** Task **
Only the lines from the start of the data below through the line that contains "(1417,8) -- (1417,1050);" are to be copied, exactly and without pictures.

** Start of Data lines **

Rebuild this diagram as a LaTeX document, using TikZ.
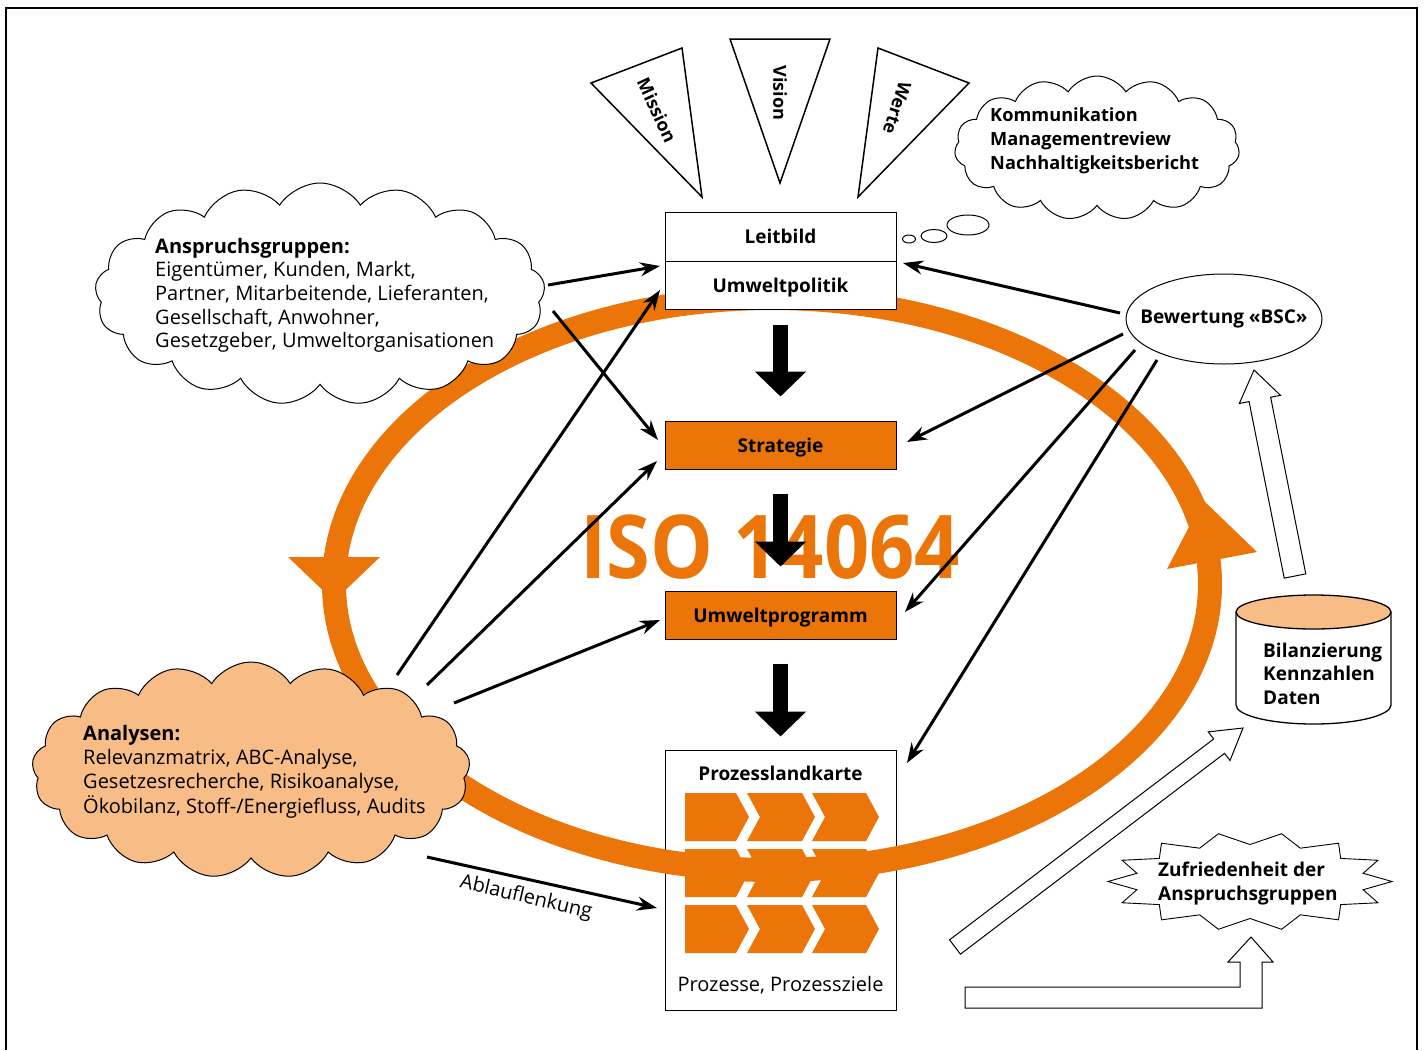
\documentclass[tikz,border=0pt]{standalone}
\usepackage{fontspec}
\setmainfont{Open Sans}
\usetikzlibrary{shapes.symbols,shapes.geometric,arrows.meta,calc}
\definecolor{iso}{HTML}{EB7508}
\definecolor{lightor}{HTML}{F8BC86}
\newcommand{\hollowarr}[5]{%
  \coordinate (hb) at ($(#2)!#5!(#1)$);
  \draw[hollow] ($(#1)!#3!90:(#2)$) -- ($(hb)!#3!-90:(#1)$) -- ($(hb)!#4!-90:(#1)$) -- (#2) -- ($(hb)!#4!90:(#1)$) -- ($(hb)!#3!90:(#1)$) -- ($(#1)!#3!-90:(#2)$) -- cycle;}
\newcommand{\chevrow}[1]{%
  \fill[iso] (685,#1) -- (736,#1) -- (749,#1+24) -- (736,#1+48) -- (685,#1+48) -- cycle;
  \fill[iso] (747,#1) -- (802,#1) -- (815,#1+24) -- (802,#1+48) -- (747,#1+48) -- (760,#1+24) -- cycle;
  \fill[iso] (812,#1) -- (866,#1) -- (879,#1+24) -- (866,#1+48) -- (812,#1+48) -- (825,#1+24) -- cycle;}
\begin{document}
\begin{tikzpicture}[x=1pt,y=-1pt,
  rm/.style={font=\fontsize{20}{23.7}\selectfont},
  bf/.style={font=\fontsize{19}{23.7}\selectfont\bfseries},
  box/.style={draw, line width=1pt, minimum width=231pt, minimum height=48pt, inner sep=0pt,
    text height=16pt, text depth=2pt, font=\fontsize{19}{23.7}\selectfont\bfseries},
  txt/.style={inner sep=0pt, anchor=base west},
  thinarr/.style={line width=3pt, -{Stealth[length=20pt,width=14pt]}},
  fatarr/.style={line width=15pt, -{Triangle[length=25pt,width=50pt]}},
  hollow/.style={draw, line width=1pt, fill=white, line join=miter},
  cloudsty/.style={draw, cloud, cloud puffs=17, cloud puff arc=115, cloud ignores aspect, line width=1pt, inner sep=0pt},
  pennant/.style={draw, line width=1.5pt, fill=white, line join=miter},
  pentext/.style={inner sep=0pt, font=\fontsize{18}{20}\selectfont\bfseries}
]
\useasboundingbox (0,0) rectangle (1424,1050);
% frame
\draw[line width=1.3pt] (6,1050) -- (6,8) -- (1417,8) -- (1417,1050);

% process map box (below ring)
\node[draw, line width=1pt, fill=white, minimum width=231pt, minimum height=260pt, inner sep=0pt] (proz) at (780.5,880) {};
\chevrow{793}
\chevrow{849}
\chevrow{905}

% ring
\draw[iso, line width=24pt] (772,584) ellipse [x radius=438pt, y radius=286pt];
\fill[iso] (288,557) -- (380,557) -- (334,601) -- cycle;
\fill[iso] (1167,569) -- (1257,552) -- (1203,500) -- cycle;

% boxes
\node[box, fill=white, minimum height=49pt] (lb) at (780.5,236.5) {Leitbild};
\node[box, fill=white] (up) at (780.5,285) {Umweltpolitik};
\node[box, fill=iso] (strat) at (780.5,445) {Strategie};
\node[box, fill=iso] (umw) at (780.5,615) {Umweltprogramm};
\node[bf, anchor=base] (proztitle) at (780.5,780.7) {Prozesslandkarte};
\node[rm, anchor=base] (prozsub) at (780.5,991.7) {Prozesse, Prozessziele};

% ISO label
\node[inner sep=0pt, text=iso, xscale=0.9, font=\fontsize{88}{88}\selectfont\bfseries] (isolbl) at (770,547) {ISO 14064};

% fat arrows
\draw[fatarr] ([yshift=-15pt]up.south) -- ([yshift=24pt]strat.north);
\draw[fatarr] ([yshift=-24pt]strat.south) -- ([yshift=24pt]umw.north);
\draw[fatarr] ([yshift=-24pt]umw.south) -- ([yshift=13pt]proz.north);

% pennants
\draw[pennant] (591,83) -- (682,48) -- (702,197) -- cycle;
\draw[pennant] (730,39) -- (830,39) -- (780,183) -- cycle;
\draw[pennant] (878,48) -- (969,83) -- (858,197) -- cycle;
\node[pentext, rotate=-65] (mission) at (657,110) {Mission};
\node[pentext, rotate=-90] (vision) at (780,93) {Vision};
\node[pentext, rotate=-108] (werte) at (897,108) {Werte};

% thought cloud
\node[cloudsty, cloud puffs=15, fill=white, minimum width=285pt, minimum height=144pt] (komm) at (1097,148) {};
\node[draw, ellipse, line width=1pt, minimum width=42pt, minimum height=20pt, inner sep=0pt] (bub1) at (968,225) {};
\node[draw, ellipse, line width=1pt, minimum width=26pt, minimum height=13pt, inner sep=0pt] (bub2) at (934,236) {};
\node[draw, ellipse, line width=1pt, minimum width=13pt, minimum height=8pt, inner sep=0pt] (bub3) at (909,239) {};
\node[txt, font=\fontsize{18.2}{23.7}\selectfont\bfseries] (kommtxt) at (990,121.7) {\begin{tabular}[t]{@{}l@{}}Kommunikation\\Managementreview\\Nachhaltigkeitsbericht\end{tabular}};

% Anspruchsgruppen cloud
\node[cloudsty, fill=white, minimum width=450pt, minimum height=222pt] (ansp) at (320,294) {};
\node[txt, rm] (ansptxt) at (155,253) {\begin{tabular}[t]{@{}l@{}}\textbf{Anspruchsgruppen:}\\Eigentümer, Kunden, Markt,\\Partner, Mitarbeitende, Lieferanten,\\Gesellschaft, Anwohner,\\Gesetzgeber, Umweltorganisationen\end{tabular}};

% Analysen cloud
\node[cloudsty, fill=lightor, minimum width=438pt, minimum height=216pt] (anal) at (251,770) {};
\node[txt, rm] (analtxt) at (83,740.7) {\begin{tabular}[t]{@{}l@{}}\textbf{Analysen:}\\Relevanzmatrix, ABC-Analyse,\\Gesetzesrecherche, Risikoanalyse,\\Ökobilanz, Stoff-/Energiefluss, Audits\end{tabular}};

% Bewertung
\node[draw, ellipse, line width=1pt, minimum width=196pt, minimum height=90pt, inner sep=0pt, fill=white] (bsc) at (1224,319) {};
\node[bf, inner sep=0pt] (bsctxt) at (1224,319) {Bewertung «BSC»};

% cylinder
\draw[line width=1.3pt, fill=white] (1236,612) -- (1236,705) arc[start angle=180, end angle=360, x radius=77.5pt, y radius=19pt] -- (1391,612);
\draw[line width=1.3pt, fill=lightor] (1313.5,612) ellipse [x radius=77.5pt, y radius=17pt];
\node[txt, bf] (cyl) at (1263,657) {\begin{tabular}[t]{@{}l@{}}Bilanzierung\\Kennzahlen\\Daten\end{tabular}};

% starburst
\draw[line width=0.9pt, fill=white, line join=miter, shift={(1250,881.5)}]
  (0:142pt and 49pt)
  \foreach \k in {1,...,13} { -- ({(\k-0.5)*360/14}:116pt and 37pt) -- ({\k*360/14}:142pt and 49pt) }
  -- ({13.5*360/14}:116pt and 37pt) -- cycle;
\node[txt, bf] (zuftxt) at (1158,876.7) {\begin{tabular}[t]{@{}l@{}}Zufriedenheit der\\Anspruchsgruppen\end{tabular}};

% hollow arrows
\coordinate (h1s) at (1295,576);
\coordinate (h1e) at (1254,370);
\hollowarr{h1s}{h1e}{11pt}{21pt}{30pt}
\coordinate (h2s) at (955,947);
\coordinate (h2e) at (1243,728);
\hollowarr{h2s}{h2e}{9pt}{18pt}{30pt}
\draw[hollow] (965,987) -- (1240,987) -- (1240,962) -- (1228,962) -- (1251,937) -- (1273,962) -- (1262,962) -- (1262,1008) -- (965,1008) -- cycle;

% thin arrows
\coordinate (a1s) at (548,285); \coordinate (a1e) at (660,266);
\coordinate (a2s) at (553,311); \coordinate (a2e) at (658,440);
\coordinate (b1s) at (1120,313); \coordinate (b1e) at (903,263);
\coordinate (b2s) at (1123,334); \coordinate (b2e) at (907,442);
\coordinate (b3s) at (1135,350); \coordinate (b3e) at (905,612);
\coordinate (b4s) at (1157,360); \coordinate (b4e) at (907,763);
\coordinate (c1s) at (397,675); \coordinate (c1e) at (660,290);
\coordinate (c2s) at (427,685); \coordinate (c2e) at (657,461);
\coordinate (c3s) at (454,703); \coordinate (c3e) at (660,620);
\coordinate (c4s) at (427,857); \coordinate (c4e) at (657,908);
\foreach \n in {a1,a2,b1,b2,b3,b4,c1,c2,c3,c4} \draw[thinarr] (\n s) -- (\n e);
\node[rm, inner sep=0pt, rotate=-13] (abl) at (526,898) {Ablauflenkung};
\end{tikzpicture}
\end{document}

** End of Data lines **

** Exercise result **
Rebuild this diagram as a LaTeX document, using TikZ.
\documentclass[tikz,border=0pt]{standalone}
\usepackage{fontspec}
\setmainfont{Open Sans}
\usetikzlibrary{shapes.symbols,shapes.geometric,arrows.meta,calc}
\definecolor{iso}{HTML}{EB7508}
\definecolor{lightor}{HTML}{F8BC86}
\newcommand{\hollowarr}[5]{%
  \coordinate (hb) at ($(#2)!#5!(#1)$);
  \draw[hollow] ($(#1)!#3!90:(#2)$) -- ($(hb)!#3!-90:(#1)$) -- ($(hb)!#4!-90:(#1)$) -- (#2) -- ($(hb)!#4!90:(#1)$) -- ($(hb)!#3!90:(#1)$) -- ($(#1)!#3!-90:(#2)$) -- cycle;}
\newcommand{\chevrow}[1]{%
  \fill[iso] (685,#1) -- (736,#1) -- (749,#1+24) -- (736,#1+48) -- (685,#1+48) -- cycle;
  \fill[iso] (747,#1) -- (802,#1) -- (815,#1+24) -- (802,#1+48) -- (747,#1+48) -- (760,#1+24) -- cycle;
  \fill[iso] (812,#1) -- (866,#1) -- (879,#1+24) -- (866,#1+48) -- (812,#1+48) -- (825,#1+24) -- cycle;}
\begin{document}
\begin{tikzpicture}[x=1pt,y=-1pt,
  rm/.style={font=\fontsize{20}{23.7}\selectfont},
  bf/.style={font=\fontsize{19}{23.7}\selectfont\bfseries},
  box/.style={draw, line width=1pt, minimum width=231pt, minimum height=48pt, inner sep=0pt,
    text height=16pt, text depth=2pt, font=\fontsize{19}{23.7}\selectfont\bfseries},
  txt/.style={inner sep=0pt, anchor=base west},
  thinarr/.style={line width=3pt, -{Stealth[length=20pt,width=14pt]}},
  fatarr/.style={line width=15pt, -{Triangle[length=25pt,width=50pt]}},
  hollow/.style={draw, line width=1pt, fill=white, line join=miter},
  cloudsty/.style={draw, cloud, cloud puffs=17, cloud puff arc=115, cloud ignores aspect, line width=1pt, inner sep=0pt},
  pennant/.style={draw, line width=1.5pt, fill=white, line join=miter},
  pentext/.style={inner sep=0pt, font=\fontsize{18}{20}\selectfont\bfseries}
]
\useasboundingbox (0,0) rectangle (1424,1050);
% frame
\draw[line width=1.3pt] (6,1050) -- (6,8) -- (1417,8) -- (1417,1050);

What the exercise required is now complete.